This is a column about the most rampant and deadliest human affliction.
I'm not talking about starvation or homelessness or cancer or drug addiction.
I'm talking about loneliness.
Loneliness is not about being alone. Loneliness is about facing life's challenges and feeling like no one in the whole world gives a damn.
It's a feeling of sadness and despair that your difficulties are ones that you suffer in a stifling vacuum, with no human compassion available to serve as an ointment for your painful wounds.
Mother Theresa tells the story of an old man crumbled up against the curb in an alley in Calcutta. He had been left for dead, his body covered with pustulating abscesses, fecal matter, and maggots.
This poor dying soul was too weak to do anything other than lie there in the street waiting to die.
Tiny Mother Theresa took the man up into her arms, showing no revulsion at his disgusting condition and the putrid stench that emanated from his body. Instead, she looked at him with the very deepest love and took him back to her home for the dying.
She and an assistant gently bathed him, treated his wounds, and dressed him in a fresh linen robe.
He died after just a few hours. However, Mother Theresa noted the look of complete joy in this man's faded blue eyes as she held him in her arms, his last breath about to fade away.
He was happy because somebody loved and cared for him as he faced his final torture.
Mother Theresa told audiences hundreds of times that the real suffering in the world came in the form of loneliness defined as contemplating your harshest reality and knowing that absolutely no one cares.
I remember sitting in a dimly lit room in my Mom and Dad's house just a few years ago as my mother was dying from a painful and unstoppable cancer of the liver. It was three o'clock in the morning and she lay in a hospital bed that had been brought to the house where her children and children's spouses and grandchildren kept a 24-hour vigil by her side to make sure that someone was with her.
We tried to meet all of her needs but most importantly she knew there was always someone there with her as she dragged her cross to Calvary.

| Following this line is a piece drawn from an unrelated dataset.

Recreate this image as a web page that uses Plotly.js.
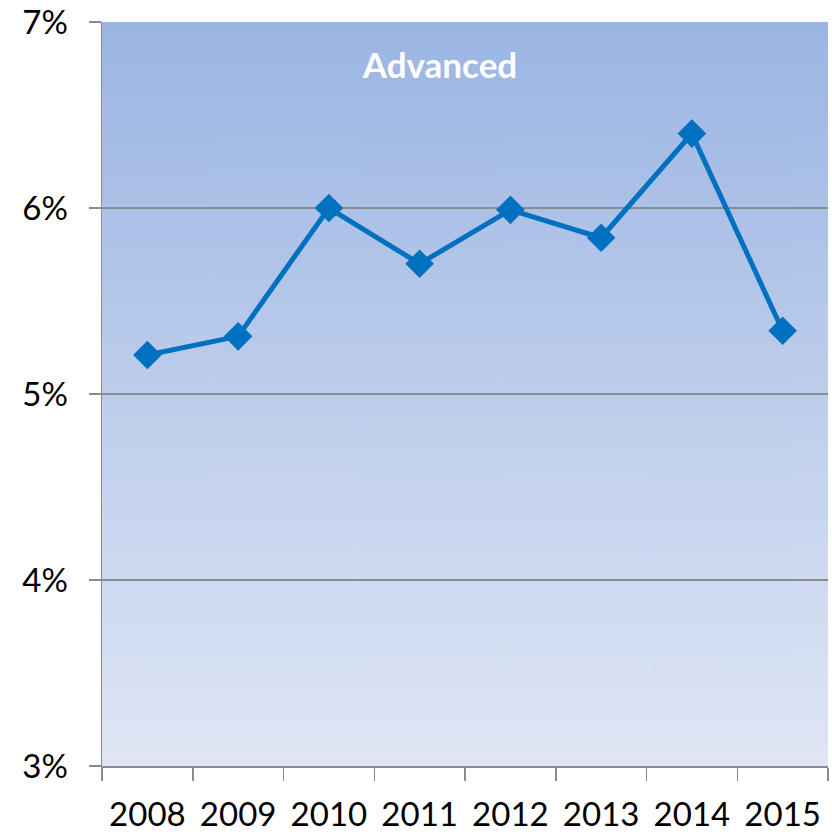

I remember that in that overwhelming silence in the middle of the night she opened her eyes just slightly and enough to realize that I was there. She smiled a very gentle and subtle smile that expressed joy in knowing that the affliction of loneliness at least would never be hers to suffer as she soldiered on.
Hospitals. Nursing homes. Prisons. Halfway houses. The back pews in an otherwise empty church. A park bench around the corner from you. The Social Security office. The place where you work. Maybe even your own home.

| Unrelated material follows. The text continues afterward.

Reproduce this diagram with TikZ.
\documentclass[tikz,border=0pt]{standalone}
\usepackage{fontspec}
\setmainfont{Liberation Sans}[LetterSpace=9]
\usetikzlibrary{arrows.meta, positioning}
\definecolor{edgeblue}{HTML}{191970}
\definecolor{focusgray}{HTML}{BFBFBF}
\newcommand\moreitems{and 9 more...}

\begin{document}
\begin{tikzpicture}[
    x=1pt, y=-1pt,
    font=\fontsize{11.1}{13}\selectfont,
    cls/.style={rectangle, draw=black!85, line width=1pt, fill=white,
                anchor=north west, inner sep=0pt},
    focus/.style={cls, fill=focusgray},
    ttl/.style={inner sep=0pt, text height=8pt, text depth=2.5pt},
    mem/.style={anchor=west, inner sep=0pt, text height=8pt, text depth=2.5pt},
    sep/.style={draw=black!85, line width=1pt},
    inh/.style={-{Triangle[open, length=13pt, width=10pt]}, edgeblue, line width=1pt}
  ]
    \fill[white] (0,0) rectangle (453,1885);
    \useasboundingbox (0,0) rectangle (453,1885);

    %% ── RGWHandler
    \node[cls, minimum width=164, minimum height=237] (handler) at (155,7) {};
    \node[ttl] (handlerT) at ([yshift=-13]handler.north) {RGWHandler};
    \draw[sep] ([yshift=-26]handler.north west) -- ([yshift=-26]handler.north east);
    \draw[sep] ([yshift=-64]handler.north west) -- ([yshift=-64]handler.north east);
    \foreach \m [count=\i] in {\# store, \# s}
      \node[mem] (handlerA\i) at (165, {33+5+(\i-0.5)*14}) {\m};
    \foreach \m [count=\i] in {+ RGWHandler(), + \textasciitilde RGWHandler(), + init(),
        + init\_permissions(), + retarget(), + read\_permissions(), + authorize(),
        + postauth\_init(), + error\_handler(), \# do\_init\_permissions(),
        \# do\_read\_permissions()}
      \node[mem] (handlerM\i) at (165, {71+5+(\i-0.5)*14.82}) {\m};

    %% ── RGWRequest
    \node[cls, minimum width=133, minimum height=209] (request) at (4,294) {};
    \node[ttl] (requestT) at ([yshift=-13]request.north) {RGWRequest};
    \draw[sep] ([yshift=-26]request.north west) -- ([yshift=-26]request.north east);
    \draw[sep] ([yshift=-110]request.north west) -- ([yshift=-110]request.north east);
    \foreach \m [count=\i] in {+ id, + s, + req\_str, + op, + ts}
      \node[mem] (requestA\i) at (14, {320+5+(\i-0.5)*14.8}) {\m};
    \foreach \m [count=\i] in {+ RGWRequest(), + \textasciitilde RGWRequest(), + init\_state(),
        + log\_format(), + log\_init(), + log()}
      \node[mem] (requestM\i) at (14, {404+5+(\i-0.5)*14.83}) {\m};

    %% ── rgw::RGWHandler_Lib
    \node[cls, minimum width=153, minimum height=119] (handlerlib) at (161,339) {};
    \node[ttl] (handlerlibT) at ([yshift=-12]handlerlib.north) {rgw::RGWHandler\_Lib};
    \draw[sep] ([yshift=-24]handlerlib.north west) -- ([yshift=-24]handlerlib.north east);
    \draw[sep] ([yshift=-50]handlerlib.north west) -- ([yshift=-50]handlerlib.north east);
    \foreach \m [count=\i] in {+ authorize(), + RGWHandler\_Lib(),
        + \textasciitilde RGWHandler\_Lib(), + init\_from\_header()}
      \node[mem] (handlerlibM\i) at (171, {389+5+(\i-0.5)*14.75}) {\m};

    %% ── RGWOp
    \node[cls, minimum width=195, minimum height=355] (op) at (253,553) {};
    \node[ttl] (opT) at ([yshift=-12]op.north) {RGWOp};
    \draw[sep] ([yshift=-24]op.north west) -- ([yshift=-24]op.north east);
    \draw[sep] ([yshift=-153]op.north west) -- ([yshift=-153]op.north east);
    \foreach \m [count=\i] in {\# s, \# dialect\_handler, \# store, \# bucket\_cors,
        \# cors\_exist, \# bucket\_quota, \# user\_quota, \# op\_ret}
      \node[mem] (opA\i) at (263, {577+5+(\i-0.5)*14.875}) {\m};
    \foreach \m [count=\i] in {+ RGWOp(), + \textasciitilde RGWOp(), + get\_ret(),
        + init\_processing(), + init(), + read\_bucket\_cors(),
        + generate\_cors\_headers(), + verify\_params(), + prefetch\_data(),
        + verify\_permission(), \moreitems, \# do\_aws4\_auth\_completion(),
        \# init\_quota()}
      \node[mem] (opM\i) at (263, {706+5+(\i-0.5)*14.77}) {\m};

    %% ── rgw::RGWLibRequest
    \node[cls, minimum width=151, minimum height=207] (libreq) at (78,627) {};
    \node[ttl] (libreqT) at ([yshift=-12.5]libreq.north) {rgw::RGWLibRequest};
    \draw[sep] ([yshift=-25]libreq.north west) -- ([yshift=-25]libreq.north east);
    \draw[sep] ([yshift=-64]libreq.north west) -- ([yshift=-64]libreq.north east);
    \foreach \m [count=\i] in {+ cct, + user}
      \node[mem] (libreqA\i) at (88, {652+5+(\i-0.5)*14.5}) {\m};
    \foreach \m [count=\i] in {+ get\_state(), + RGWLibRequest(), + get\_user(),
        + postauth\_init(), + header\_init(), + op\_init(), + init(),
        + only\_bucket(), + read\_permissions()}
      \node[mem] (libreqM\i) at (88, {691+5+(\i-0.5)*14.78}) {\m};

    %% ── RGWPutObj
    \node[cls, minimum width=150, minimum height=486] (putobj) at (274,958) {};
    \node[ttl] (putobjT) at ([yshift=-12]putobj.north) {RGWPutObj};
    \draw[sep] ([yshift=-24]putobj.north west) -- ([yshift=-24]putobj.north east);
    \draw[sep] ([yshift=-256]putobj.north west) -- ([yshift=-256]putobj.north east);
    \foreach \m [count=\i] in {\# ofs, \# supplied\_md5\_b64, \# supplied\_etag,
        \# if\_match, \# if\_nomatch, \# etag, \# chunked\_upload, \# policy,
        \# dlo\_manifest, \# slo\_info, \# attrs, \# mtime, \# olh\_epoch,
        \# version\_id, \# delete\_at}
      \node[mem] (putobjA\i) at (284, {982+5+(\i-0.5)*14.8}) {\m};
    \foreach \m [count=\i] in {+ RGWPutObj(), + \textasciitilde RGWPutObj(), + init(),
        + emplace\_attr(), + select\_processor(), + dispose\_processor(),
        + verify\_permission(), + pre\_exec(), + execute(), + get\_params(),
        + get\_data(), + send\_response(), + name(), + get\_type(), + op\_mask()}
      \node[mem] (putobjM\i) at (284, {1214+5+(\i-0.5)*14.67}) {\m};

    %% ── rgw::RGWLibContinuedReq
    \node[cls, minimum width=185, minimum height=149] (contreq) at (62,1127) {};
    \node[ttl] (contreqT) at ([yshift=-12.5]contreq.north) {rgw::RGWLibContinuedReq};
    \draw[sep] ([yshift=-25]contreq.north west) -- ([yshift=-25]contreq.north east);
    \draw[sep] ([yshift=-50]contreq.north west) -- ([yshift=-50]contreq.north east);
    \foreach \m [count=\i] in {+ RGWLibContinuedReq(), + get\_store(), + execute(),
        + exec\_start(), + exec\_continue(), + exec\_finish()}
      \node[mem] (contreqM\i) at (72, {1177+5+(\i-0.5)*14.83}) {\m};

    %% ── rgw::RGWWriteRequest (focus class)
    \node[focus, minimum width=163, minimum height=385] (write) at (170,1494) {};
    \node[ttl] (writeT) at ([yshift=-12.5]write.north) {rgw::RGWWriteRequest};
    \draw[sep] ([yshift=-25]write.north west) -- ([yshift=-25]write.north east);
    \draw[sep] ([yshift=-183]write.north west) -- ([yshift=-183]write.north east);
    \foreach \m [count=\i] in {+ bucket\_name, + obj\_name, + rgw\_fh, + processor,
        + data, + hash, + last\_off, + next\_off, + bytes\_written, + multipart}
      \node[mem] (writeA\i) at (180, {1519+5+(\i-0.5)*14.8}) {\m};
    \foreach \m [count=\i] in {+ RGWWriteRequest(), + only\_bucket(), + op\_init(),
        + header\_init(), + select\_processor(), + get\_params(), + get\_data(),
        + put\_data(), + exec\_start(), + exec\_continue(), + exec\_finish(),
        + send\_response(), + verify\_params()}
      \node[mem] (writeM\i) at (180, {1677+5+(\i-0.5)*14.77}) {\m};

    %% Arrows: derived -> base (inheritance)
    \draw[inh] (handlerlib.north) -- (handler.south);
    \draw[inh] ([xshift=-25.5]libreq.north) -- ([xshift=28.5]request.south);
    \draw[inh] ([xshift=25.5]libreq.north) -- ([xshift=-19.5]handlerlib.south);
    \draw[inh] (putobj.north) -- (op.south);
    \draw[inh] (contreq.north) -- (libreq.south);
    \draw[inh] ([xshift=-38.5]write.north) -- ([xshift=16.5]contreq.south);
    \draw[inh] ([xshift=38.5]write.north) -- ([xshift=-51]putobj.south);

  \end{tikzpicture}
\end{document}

These are places where you can easily find people who need a word of encouragement and compassion and love.
You may not be Mother Theresa, but you can help to dilute the pain of loneliness.

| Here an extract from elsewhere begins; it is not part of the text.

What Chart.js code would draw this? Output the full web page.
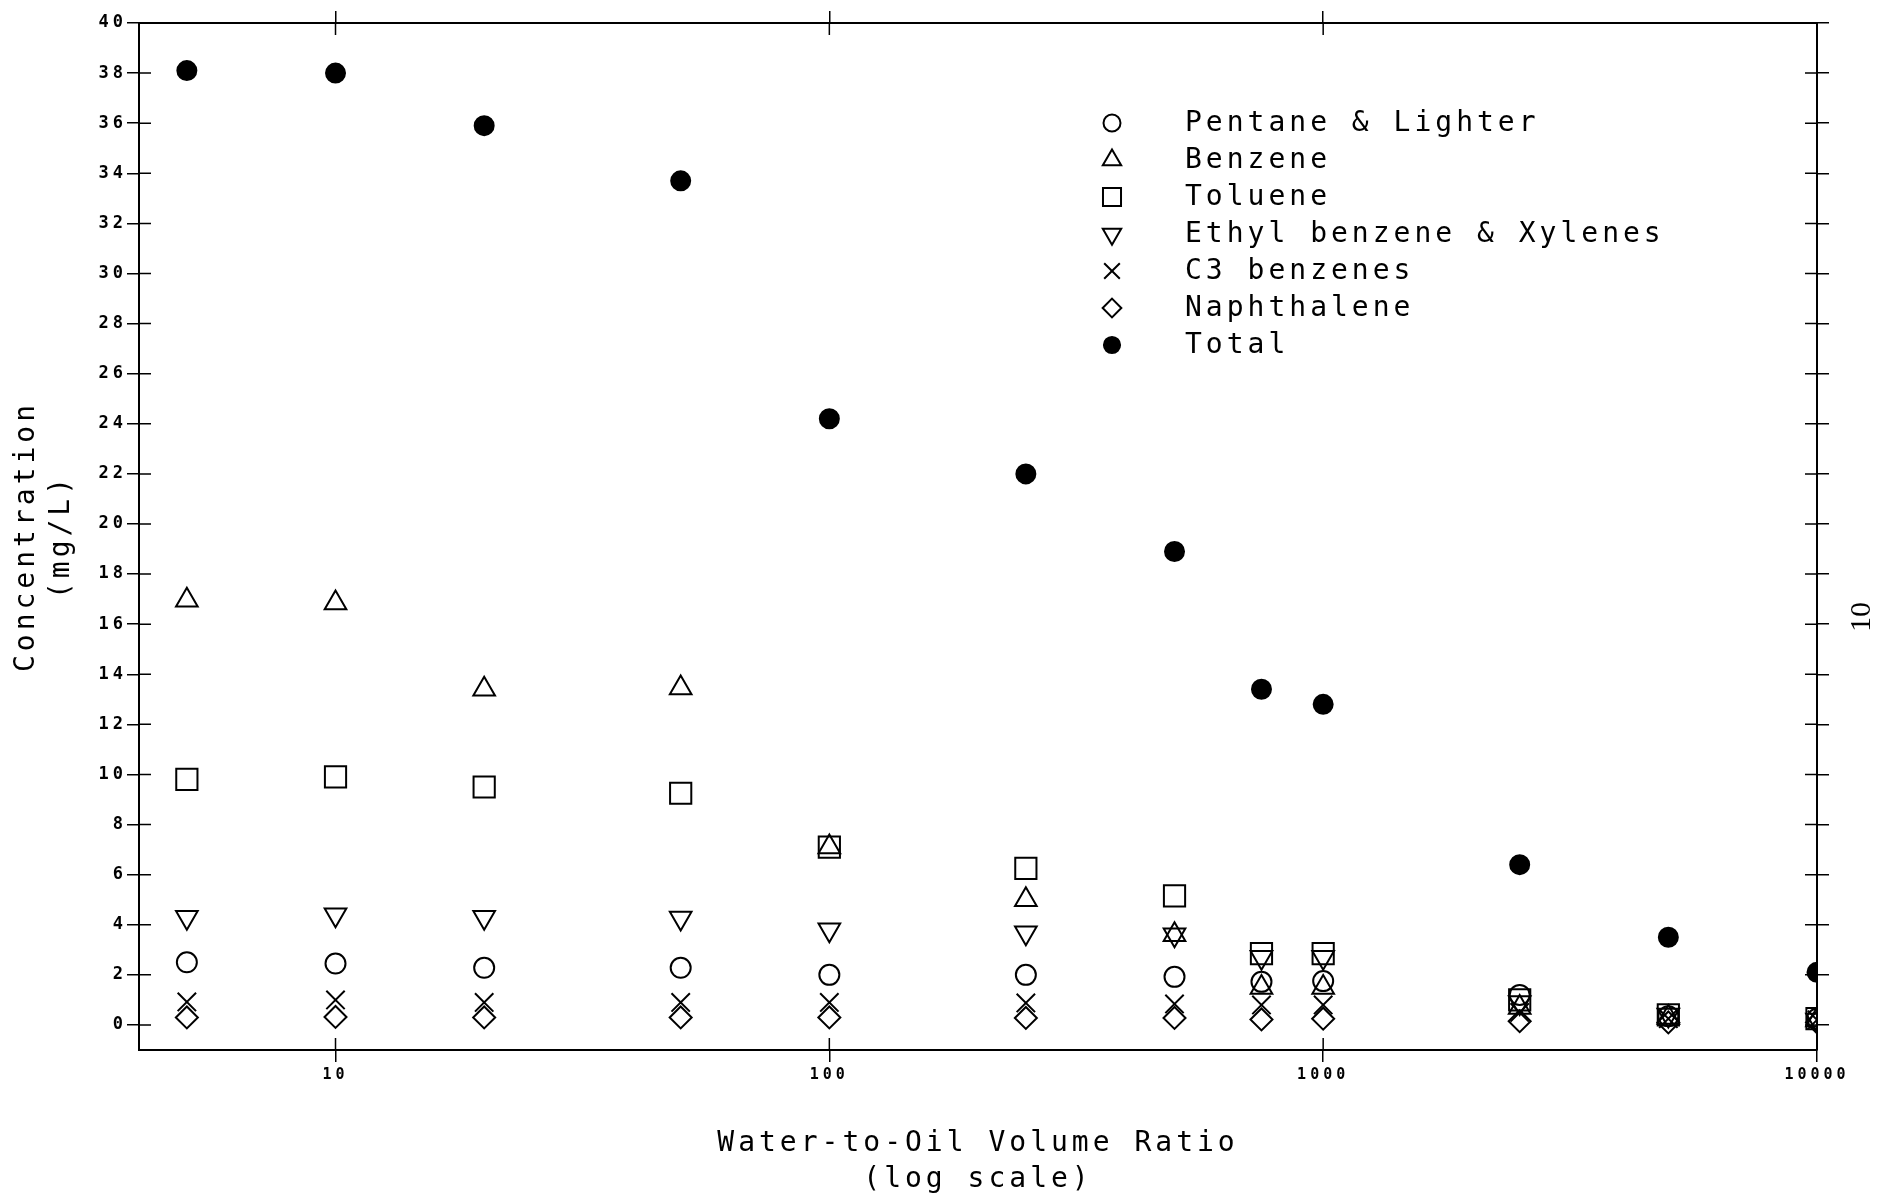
<!DOCTYPE html>
<html>
<head>
<meta charset="utf-8">
<title>Concentration vs Water-to-Oil Volume Ratio</title>
<script src="https://cdn.jsdelivr.net/npm/chart.js@4/dist/chart.umd.min.js"></script>
<style>
  html, body { margin: 0; padding: 0; background: #fff; }
  #wrap { width: 1896px; height: 1198px; position: relative; }
</style>
</head>
<body>
<div id="wrap"><canvas id="chart"></canvas></div>
<script>
// ─── Data ──────────────────────────────────────────────────────────────────
const ratios      = [5, 10, 20, 50, 100, 250, 500, 750, 1000, 2500, 5000, 10000];
const pentane     = [2.5, 2.45, 2.28, 2.28, 2.0, 2.0, 1.92, 1.72, 1.75, 1.2, 0.35, 0.25];
const benzene     = [16.95, 16.85, 13.4, 13.45, 7.1, 5.0, 3.6, 1.5, 1.5, 0.7, 0.3, 0.2];
const toluene     = [9.8, 9.9, 9.5, 9.25, 7.1, 6.25, 5.15, 2.85, 2.85, 1.0, 0.4, 0.25];
const ethyl       = [4.3, 4.4, 4.3, 4.27, 3.8, 3.68, 3.6, 2.7, 2.7, 0.9, 0.4, 0.2];
const c3          = [0.92, 1.0, 0.9, 0.9, 0.9, 0.88, 0.84, 0.8, 0.8, 0.5, 0.25, 0.2];
const naphthalene = [0.3, 0.32, 0.3, 0.3, 0.3, 0.28, 0.28, 0.22, 0.25, 0.15, 0.1, 0.1];
const total       = [38.1, 38.0, 35.9, 33.7, 24.2, 22.0, 18.9, 13.4, 12.8, 6.4, 3.5, 2.1];

const xTicksBottom = [10, 100, 1000, 10000];
const xTicksTop    = [10, 100, 1000];
const yTicks       = [0, 2, 4, 6, 8, 10, 12, 14, 16, 18, 20, 22, 24, 26, 28, 30, 32, 34, 36, 38, 40];

const FONT = '"DejaVu Sans Mono", "Liberation Mono", monospace';
const TICK = 12;

Chart.defaults.color = '#000';
Chart.defaults.font.family = FONT;

// marker look for each series (open symbols, filled dot for the total)
const series = [
  { label: 'Pentane & Lighter',       values: pentane,     style: 'circle',   radius: 10 },
  { label: 'Benzene',                 values: benzene,     style: 'triangle', radius: 12.5 },
  { label: 'Toluene',                 values: toluene,     style: 'rect',     radius: 15 },
  { label: 'Ethyl benzene & Xylenes', values: ethyl,       style: 'triangle', radius: 12.5, rotation: 180 },
  { label: 'C3 benzenes',             values: c3,          style: 'crossRot', radius: 13 },
  { label: 'Naphthalene',             values: naphthalene, style: 'rectRot',  radius: 11 },
  { label: 'Total',                   values: total,       style: 'circle',   radius: 9.5, filled: true },
];

const datasets = series.map(s => ({
  label: s.label,
  data: ratios.map((x, i) => ({ x, y: s.values[i] })),
  pointStyle: s.style,
  pointRadius: s.radius,
  pointRotation: s.rotation || 0,
  pointBorderWidth: 2,
  borderColor: '#000',
  backgroundColor: s.filled ? '#000' : 'rgba(0,0,0,0)',
  showLine: false,
  clip: 0,
}));

// plotter style lettering: wide spacing on every text
const plotterText = {
  id: 'plotterText',
  beforeDraw(chart) { chart.ctx.letterSpacing = '4px'; },
};

// ticks on the plotter axes cross the frame, so add the inner half
const innerTicks = {
  id: 'innerTicks',
  afterDraw(chart) {
    const { ctx, chartArea: a, scales } = chart;
    ctx.save();
    ctx.strokeStyle = '#000';
    ctx.lineWidth = 1.5;
    ctx.beginPath();
    scales.y.ticks.forEach(t => {
      const p = scales.y.getPixelForValue(t.value);
      ctx.moveTo(a.left, p);  ctx.lineTo(a.left + TICK, p);
      ctx.moveTo(a.right, p); ctx.lineTo(a.right - TICK, p);
    });
    scales.x.ticks.forEach(t => {
      const p = scales.x.getPixelForValue(t.value);
      ctx.moveTo(p, a.bottom); ctx.lineTo(p, a.bottom - TICK);
    });
    scales.x2.ticks.forEach(t => {
      const p = scales.x2.getPixelForValue(t.value);
      ctx.moveTo(p, a.top); ctx.lineTo(p, a.top + TICK);
    });
    ctx.stroke();
    ctx.restore();
  }
};

// legend sits inside the plot, upper right, one entry per line
const legendBox = {
  id: 'legendBox',
  afterDraw(chart) {
    const { ctx, chartArea } = chart;
    const mx = chartArea.left + 973;
    const y0 = chartArea.top + 100;
    ctx.save();
    ctx.letterSpacing = '4px';
    ctx.font = `28px ${FONT}`;
    ctx.textBaseline = 'middle';
    chart.data.datasets.forEach((ds, i) => {
      const y = y0 + i * 37;
      ctx.strokeStyle = '#000';
      ctx.lineWidth = 2;
      ctx.fillStyle = ds.backgroundColor;
      Chart.helpers.drawPoint(ctx, {
        pointStyle: ds.pointStyle,
        radius: ds.pointRadius * 0.85,
        rotation: ds.pointRotation,
        borderWidth: 2,
      }, mx, y);
      ctx.fillStyle = '#000';
      ctx.fillText(ds.label, mx + 73, y + 1);
    });
    ctx.restore();
  }
};

// page number printed sideways at the right margin
const pageNumber = {
  id: 'pageNumber',
  afterDraw(chart) {
    const ctx = chart.ctx;
    ctx.save();
    ctx.letterSpacing = '0px';
    ctx.translate(1862, 617);
    ctx.rotate(-Math.PI / 2);
    ctx.font = '30px "Liberation Serif", serif';
    ctx.fillStyle = '#000';
    ctx.textAlign = 'center';
    ctx.textBaseline = 'middle';
    ctx.fillText('10', 0, 0);
    ctx.restore();
  }
};

const axisGrid = { drawOnChartArea: false, drawTicks: true, tickLength: TICK, color: '#000', lineWidth: 1.5 };
const axisBorder = { display: true, color: '#000', width: 2 };

new Chart(document.getElementById('chart'), {
  type: 'scatter',
  data: { datasets },
  options: {
    responsive: true,
    maintainAspectRatio: false,
    animation: false,
    events: [],
    layout: { padding: 0 },
    plugins: {
      legend: { display: false },
      tooltip: { enabled: false },
    },
    scales: {
      x: {
        type: 'logarithmic',
        position: 'bottom',
        min: 4,
        max: 10000,
        afterBuildTicks: s => { s.ticks = xTicksBottom.map(v => ({ value: v })); },
        afterFit: s => { s.height = 148; },
        ticks: {
          callback: v => String(v),
          font: { size: 15, weight: 'bold' },
          padding: 4,
          maxRotation: 0,
          autoSkip: false,
        },
        grid: axisGrid,
        border: axisBorder,
        title: {
          display: true,
          text: ['Water-to-Oil Volume Ratio', '(log scale)'],
          font: { size: 28, lineHeight: 36 / 28 },
          padding: { top: 0, bottom: 0 },
        },
      },
      x2: {
        type: 'logarithmic',
        position: 'top',
        min: 4,
        max: 10000,
        afterBuildTicks: s => { s.ticks = xTicksTop.map(v => ({ value: v })); },
        afterFit: s => { s.height = 23; },
        ticks: { display: false },
        grid: axisGrid,
        border: axisBorder,
      },
      y: {
        type: 'linear',
        position: 'left',
        min: -1,
        max: 40,
        afterBuildTicks: s => { s.ticks = yTicks.map(v => ({ value: v })); },
        afterFit: s => { s.width = 139; },
        ticks: {
          callback: v => String(v),
          font: { size: 17, weight: 'bold' },
          padding: 0,
          autoSkip: false,
        },
        grid: axisGrid,
        border: axisBorder,
        title: {
          display: true,
          text: ['Concentration', '(mg/L)'],
          font: { size: 28, lineHeight: 35 / 28 },
          padding: { top: 9, bottom: 0 },
        },
      },
      y2: {
        type: 'linear',
        position: 'right',
        min: -1,
        max: 40,
        afterBuildTicks: s => { s.ticks = yTicks.map(v => ({ value: v })); },
        afterFit: s => { s.width = 79; },
        ticks: { display: false },
        grid: axisGrid,
        border: axisBorder,
      },
    },
  },
  plugins: [plotterText, innerTicks, legendBox, pageNumber],
});
</script>
</body>
</html>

Maybe you think you should mind your own business and turn away and go on about your day.
I'm asking you to do something a little braver. Talk to the outcast. Make an effort to find people who are facing challenges and show them that you care.
Would you pass the old decrepit lice-infested man in Calcutta?
Lift him up and take him to your home. Bathe him and dress his wounds.
None of us are lonely if we truly have each other.